PROVIDED DATA >>
— start —

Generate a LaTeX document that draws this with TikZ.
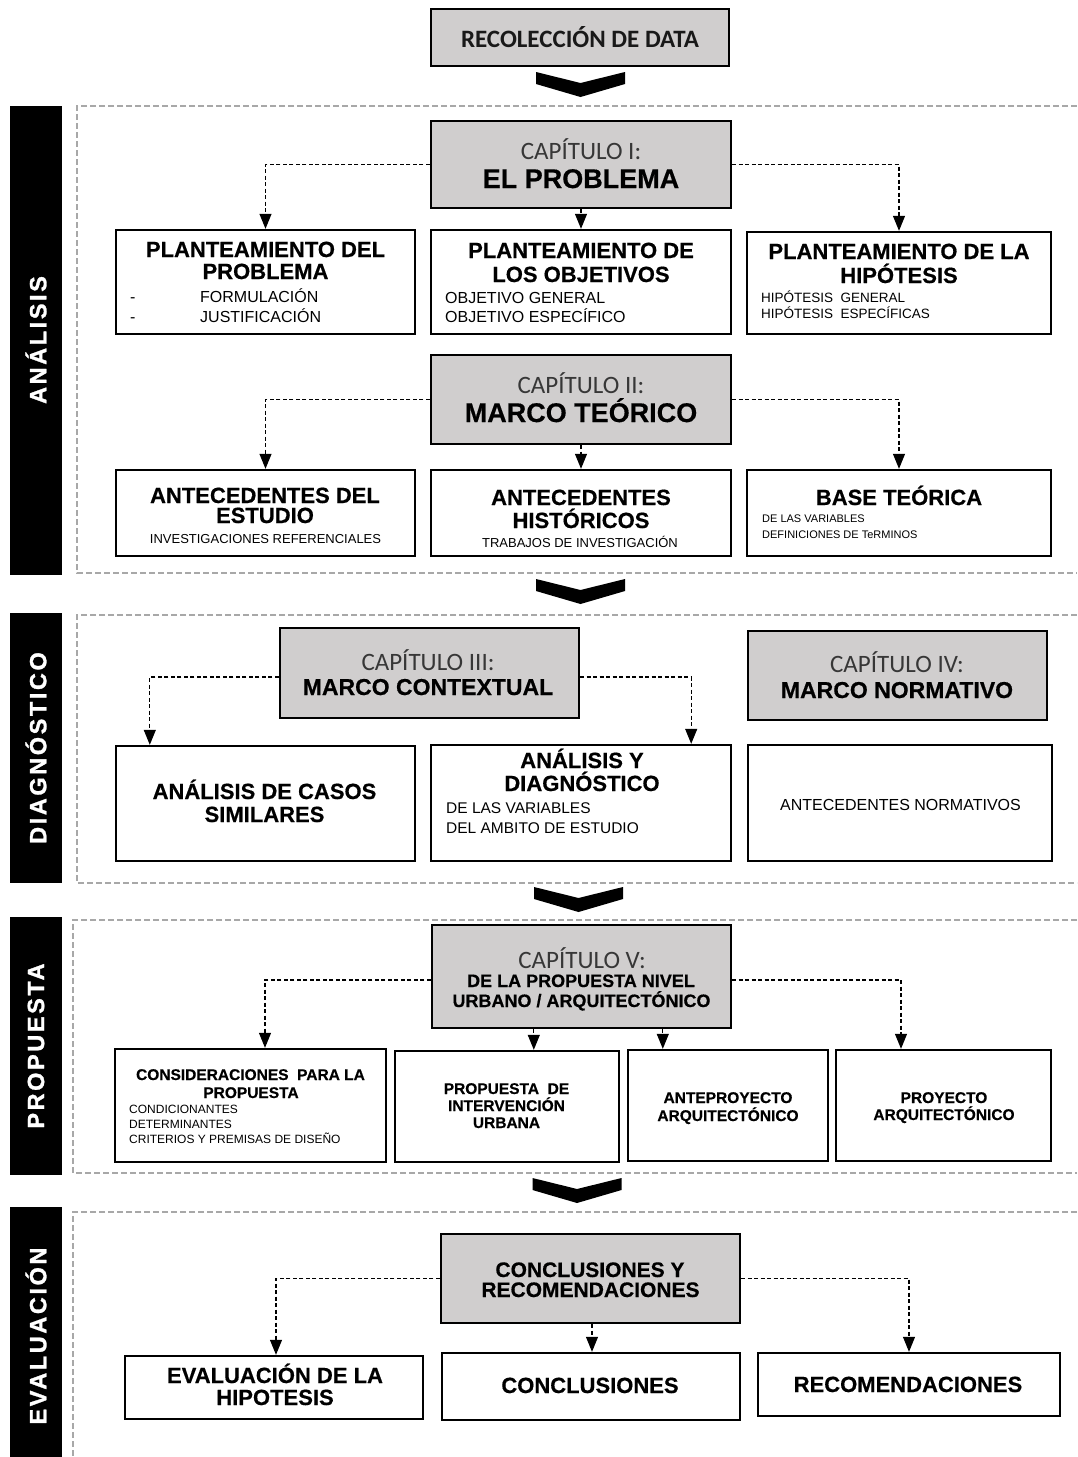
\documentclass[tikz,border=0pt]{standalone}
\usepackage{fontspec}
\setmainfont{Liberation Sans}
\newfontfamily\calib{Carlito}
\newfontfamily\sidefont[LetterSpace=11,FakeBold=1.2]{Liberation Sans Bold}
\newfontfamily\heavy[FakeBold=0.5]{Liberation Sans Bold}
\usetikzlibrary{arrows.meta,calc}
\definecolor{capgray}{RGB}{208,206,206}
\definecolor{framegray}{RGB}{168,168,168}
\definecolor{captext}{RGB}{55,55,55}
\newcommand\fsz[1]{\fontsize{#1}{#1}\selectfont}
\begin{document}
\begin{tikzpicture}[x=1pt,y=-1pt,
  wbox/.style={draw=black, line width=2.4pt, fill=white, rectangle, inner sep=0pt},
  gbox/.style={wbox, fill=capgray},
  lbl/.style={inner sep=0pt, anchor=base, text=black},
  lblw/.style={lbl, anchor=base west},
  tA/.style={lbl, font=\heavy\fsz{22}},
  tBig/.style={lbl, font=\heavy\fsz{27}},
  tM/.style={lbl, font=\heavy\fsz{23}},
  tC/.style={lbl, font=\heavy\fsz{21}},
  tS/.style={lbl, font=\heavy\fsz{18}},
  tP/.style={lbl, font=\heavy\fsz{15.5}},
  capt/.style={lbl, font=\calib\fsz{25}, text=captext},
  rec/.style={lbl, font=\calib\bfseries\fsz{25}, text=black!90},
  r16/.style={lblw, font=\fsz{16}},
  r16c/.style={lbl, font=\fsz{16}},
  r15/.style={lblw, font=\fsz{15.5}},
  r13/.style={lblw, font=\fsz{13.5}},
  r13c/.style={lbl, font=\fsz{13}},
  r12/.style={lblw, font=\fsz{12}},
  r11/.style={lblw, font=\fsz{11}},
  sidebar/.style={fill=black, inner sep=0pt, rotate=90, text=white, font=\sidefont\fsz{23.5}, minimum height=52pt},
  frame/.style={draw=framegray, line width=1.6pt, dash pattern=on 6pt off 3pt},
  conn/.style={draw=black, line width=1.1pt, dash pattern=on 4pt off 2.5pt, -{Triangle[width=12pt,length=15pt]}},
  chev/.pic={\fill[black] (-44.5,0) -- (0,11) -- (44.5,0) -- (44.5,12) -- (0,25) -- (-44.5,12) -- cycle;}
]
\useasboundingbox (0,0) rectangle (1077,1457);
\fill[white] (0,0) rectangle (1077,1457);

% frames
\draw[frame] (1077,106) -- (77,106) -- (77,573) -- (1077,573);
\draw[frame] (1077,615) -- (77,615) -- (77,883) -- (1077,883);
\draw[frame] (1077,920) -- (73,920) -- (73,1173) -- (1077,1173);
\draw[frame] (1077,1212) -- (73,1212) -- (73,1465);

% sidebars
\node[sidebar, minimum width=469pt] (sA) at (36,340) {ANÁLISIS};
\node[sidebar, minimum width=270pt] (sD) at (36,748) {DIAGNÓSTICO};
\node[sidebar, minimum width=258pt] (sP) at (36,1046) {PROPUESTA};
\node[sidebar, minimum width=258pt] (sE) at (36,1336) {EVALUACIÓN};

% chevrons
\pic at (580.5,72) {chev};
\pic at (580.5,579) {chev};
\pic at (578.5,887) {chev};
\pic at (577,1178) {chev};

% boxes
\node[gbox, minimum width=298pt, minimum height=57pt] (rec) at (580,37.5) {};
\node[gbox, minimum width=300pt, minimum height=87pt] (cap1) at (581,164.5) {};
\node[wbox, minimum width=299pt, minimum height=104pt] (pa) at (265.5,282) {};
\node[wbox, minimum width=300pt, minimum height=104pt] (pb) at (581,282) {};
\node[wbox, minimum width=304pt, minimum height=102pt] (pc) at (899,283) {};
\node[gbox, minimum width=300pt, minimum height=89pt] (cap2) at (581,399.5) {};
\node[wbox, minimum width=299pt, minimum height=86pt] (aa) at (265.5,513) {};
\node[wbox, minimum width=300pt, minimum height=86pt] (ab) at (581,513) {};
\node[wbox, minimum width=304pt, minimum height=86pt] (ac) at (899,513) {};
\node[gbox, minimum width=299pt, minimum height=90pt] (cap3) at (429.5,673) {};
\node[gbox, minimum width=299pt, minimum height=89pt] (cap4) at (897.5,675.5) {};
\node[wbox, minimum width=299pt, minimum height=115pt] (da) at (265.5,803.5) {};
\node[wbox, minimum width=300pt, minimum height=116pt] (db) at (581,803) {};
\node[wbox, minimum width=304pt, minimum height=116pt] (dc) at (900,803) {};
\node[gbox, minimum width=299pt, minimum height=103pt] (cap5) at (581.5,976.5) {};
\node[wbox, minimum width=271pt, minimum height=113pt] (pr1) at (250.5,1105.5) {};
\node[wbox, minimum width=224pt, minimum height=111pt] (pr2) at (507,1106.5) {};
\node[wbox, minimum width=200pt, minimum height=111pt] (pr3) at (728,1105.5) {};
\node[wbox, minimum width=215pt, minimum height=111pt] (pr4) at (943.5,1105.5) {};
\node[gbox, minimum width=299pt, minimum height=89pt] (cr) at (590.5,1278.5) {};
\node[wbox, minimum width=298pt, minimum height=63pt] (e1) at (274,1387.5) {};
\node[wbox, minimum width=298pt, minimum height=67pt] (e2) at (591,1386.5) {};
\node[wbox, minimum width=302pt, minimum height=63pt] (e3) at (909,1384.5) {};

% connectors
\draw[conn] (cap1.west) -| (pa.north);
\draw[conn] (cap1.east) -| (pc.north);
\draw[conn] (cap1.south) -- (pb.north);
\draw[conn] (cap2.west) -| (aa.north);
\draw[conn] (cap2.east) -| (ac.north);
\draw[conn] (cap2.south) -- (ab.north);
\coordinate (c3l) at ([yshift=-4pt]cap3.west);
\coordinate (c3r) at ([yshift=-4pt]cap3.east);
\coordinate (dal) at ([xshift=35pt]da.north west);
\coordinate (dbr) at ([xshift=-41pt]db.north east);
\draw[conn] (c3l) -| (dal);
\draw[conn] (c3r) -| (dbr);
\coordinate (c5l) at ([yshift=-3.5pt]cap5.west);
\coordinate (c5r) at ([yshift=-3.5pt]cap5.east);
\coordinate (p1t) at ([xshift=14.5pt]pr1.north);
\coordinate (p4t) at ([xshift=-42.5pt]pr4.north);
\coordinate (m1) at ([xshift=103pt]cap5.south west);
\coordinate (m2) at ([xshift=232pt]cap5.south west);
\draw[conn] (c5l) -| (p1t);
\draw[conn] (c5r) -| (p4t);
\draw[conn] (m1) -- (m1 |- pr2.north);
\draw[conn] (m2) -- (m2 |- pr3.north);
\coordinate (e1t) at ([xshift=2pt]e1.north);
\coordinate (crm) at ([xshift=1.5pt]cr.south);
\draw[conn] (cr.west) -| (e1t);
\draw[conn] (cr.east) -| (e3.north);
\draw[conn] (crm) -- (crm |- e2.north);

% texts
\node[rec] (recT) at (580,47) {RECOLECCIÓN DE DATA};
\node[capt] (c1a) at (581,159) {CAPÍTULO I:};
\node[tBig] (c1b) at (581,188) {EL PROBLEMA};

\node[tA] (paA) at (265.5,257) {PLANTEAMIENTO DEL};
\node[tA] (paB) at (265.5,279) {PROBLEMA};
\node[r16] (paC) at (130,302) {-};
\node[r16] (paD) at (200,302) {FORMULACIÓN};
\node[r16] (paE) at (130,322) {-};
\node[r16] (paF) at (200,322) {JUSTIFICACIÓN};

\node[tA] (pbA) at (581,258) {PLANTEAMIENTO DE};
\node[tA] (pbB) at (581,282) {LOS OBJETIVOS};
\node[r16] (pbC) at (445,303) {OBJETIVO GENERAL};
\node[r16] (pbD) at (445,322) {OBJETIVO ESPECÍFICO};

\node[tA] (pcA) at (899,259) {PLANTEAMIENTO DE LA};
\node[tA] (pcB) at (899,283) {HIPÓTESIS};
\node[r13] (pcC) at (761,302) {HIPÓTESIS~~GENERAL};
\node[r13] (pcD) at (761,318) {HIPÓTESIS~~ESPECÍFICAS};

\node[capt] (c2a) at (581,393) {CAPÍTULO II:};
\node[tBig] (c2b) at (581,422) {MARCO TEÓRICO};

\node[tA] (aaA) at (265,503) {ANTECEDENTES DEL};
\node[tA] (aaB) at (265,523) {ESTUDIO};
\node[r13c] (aaC) at (265.5,543) {INVESTIGACIONES REFERENCIALES};

\node[tA] (abA) at (581,505) {ANTECEDENTES};
\node[tA] (abB) at (581,528) {HISTÓRICOS};
\node[r13c] (abC) at (580,547) {TRABAJOS DE INVESTIGACIÓN};

\node[tA] (acA) at (899,505) {BASE TEÓRICA};
\node[r11] (acB) at (762,522) {DE LAS VARIABLES};
\node[r11] (acC) at (762,538) {DEFINICIONES DE TeRMINOS};

\node[capt] (c3a) at (428,670) {CAPÍTULO III:};
\node[tM] (c3b) at (428,695) {MARCO CONTEXTUAL};
\node[capt] (c4a) at (897,672) {CAPÍTULO IV:};
\node[tM] (c4b) at (897,698) {MARCO NORMATIVO};

\node[tA] (daA) at (264.5,799) {ANÁLISIS DE CASOS};
\node[tA] (daB) at (264.5,822) {SIMILARES};

\node[tA] (dbA) at (582,768) {ANÁLISIS Y};
\node[tA] (dbB) at (582,791) {DIAGNÓSTICO};
\node[r15] (dbC) at (446,813) {DE LAS VARIABLES};
\node[r15] (dbD) at (446,833) {DEL AMBITO DE ESTUDIO};

\node[r16c] (dcA) at (900.5,810) {ANTECEDENTES NORMATIVOS};

\node[capt] (c5a) at (582,968) {CAPÍTULO V:};
\node[tS] (c5b) at (581,987) {DE LA PROPUESTA NIVEL};
\node[tS] (c5c) at (581.5,1007) {URBANO / ARQUITECTÓNICO};

\node[tP] (p1A) at (250.5,1080) {CONSIDERACIONES~~PARA LA};
\node[tP] (p1B) at (251,1098) {PROPUESTA};
\node[r12] (p1C) at (129,1113) {CONDICIONANTES};
\node[r12] (p1D) at (129,1128) {DETERMINANTES};
\node[r12] (p1E) at (129,1143) {CRITERIOS Y PREMISAS DE DISEÑO};

\node[tP] (p2A) at (506.5,1094) {PROPUESTA~~DE};
\node[tP] (p2B) at (506.5,1111) {INTERVENCIÓN};
\node[tP] (p2C) at (506.5,1128) {URBANA};

\node[tP] (p3A) at (728,1103) {ANTEPROYECTO};
\node[tP] (p3B) at (728,1121) {ARQUITECTÓNICO};

\node[tP] (p4A) at (944,1103) {PROYECTO};
\node[tP] (p4B) at (944,1120) {ARQUITECTÓNICO};

\node[tC] (crA) at (590,1277) {CONCLUSIONES Y};
\node[tC] (crB) at (590.5,1297) {RECOMENDACIONES};

\node[tA] (e1A) at (275,1383) {EVALUACIÓN DE LA};
\node[tA] (e1B) at (275,1405) {HIPOTESIS};
\node[tA] (e2A) at (590,1393) {CONCLUSIONES};
\node[tA] (e3A) at (908,1392) {RECOMENDACIONES};
\end{tikzpicture}
\end{document}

— end —

WRITTEN TASK >>
Begin at the top of the material above and output each line exactly, stopping after the line that holds "(73,1212) -- (73,1465);". Leave out pictures.

OUTPUT BELOW >>
Generate a LaTeX document that draws this with TikZ.
\documentclass[tikz,border=0pt]{standalone}
\usepackage{fontspec}
\setmainfont{Liberation Sans}
\newfontfamily\calib{Carlito}
\newfontfamily\sidefont[LetterSpace=11,FakeBold=1.2]{Liberation Sans Bold}
\newfontfamily\heavy[FakeBold=0.5]{Liberation Sans Bold}
\usetikzlibrary{arrows.meta,calc}
\definecolor{capgray}{RGB}{208,206,206}
\definecolor{framegray}{RGB}{168,168,168}
\definecolor{captext}{RGB}{55,55,55}
\newcommand\fsz[1]{\fontsize{#1}{#1}\selectfont}
\begin{document}
\begin{tikzpicture}[x=1pt,y=-1pt,
  wbox/.style={draw=black, line width=2.4pt, fill=white, rectangle, inner sep=0pt},
  gbox/.style={wbox, fill=capgray},
  lbl/.style={inner sep=0pt, anchor=base, text=black},
  lblw/.style={lbl, anchor=base west},
  tA/.style={lbl, font=\heavy\fsz{22}},
  tBig/.style={lbl, font=\heavy\fsz{27}},
  tM/.style={lbl, font=\heavy\fsz{23}},
  tC/.style={lbl, font=\heavy\fsz{21}},
  tS/.style={lbl, font=\heavy\fsz{18}},
  tP/.style={lbl, font=\heavy\fsz{15.5}},
  capt/.style={lbl, font=\calib\fsz{25}, text=captext},
  rec/.style={lbl, font=\calib\bfseries\fsz{25}, text=black!90},
  r16/.style={lblw, font=\fsz{16}},
  r16c/.style={lbl, font=\fsz{16}},
  r15/.style={lblw, font=\fsz{15.5}},
  r13/.style={lblw, font=\fsz{13.5}},
  r13c/.style={lbl, font=\fsz{13}},
  r12/.style={lblw, font=\fsz{12}},
  r11/.style={lblw, font=\fsz{11}},
  sidebar/.style={fill=black, inner sep=0pt, rotate=90, text=white, font=\sidefont\fsz{23.5}, minimum height=52pt},
  frame/.style={draw=framegray, line width=1.6pt, dash pattern=on 6pt off 3pt},
  conn/.style={draw=black, line width=1.1pt, dash pattern=on 4pt off 2.5pt, -{Triangle[width=12pt,length=15pt]}},
  chev/.pic={\fill[black] (-44.5,0) -- (0,11) -- (44.5,0) -- (44.5,12) -- (0,25) -- (-44.5,12) -- cycle;}
]
\useasboundingbox (0,0) rectangle (1077,1457);
\fill[white] (0,0) rectangle (1077,1457);

% frames
\draw[frame] (1077,106) -- (77,106) -- (77,573) -- (1077,573);
\draw[frame] (1077,615) -- (77,615) -- (77,883) -- (1077,883);
\draw[frame] (1077,920) -- (73,920) -- (73,1173) -- (1077,1173);
\draw[frame] (1077,1212) -- (73,1212) -- (73,1465);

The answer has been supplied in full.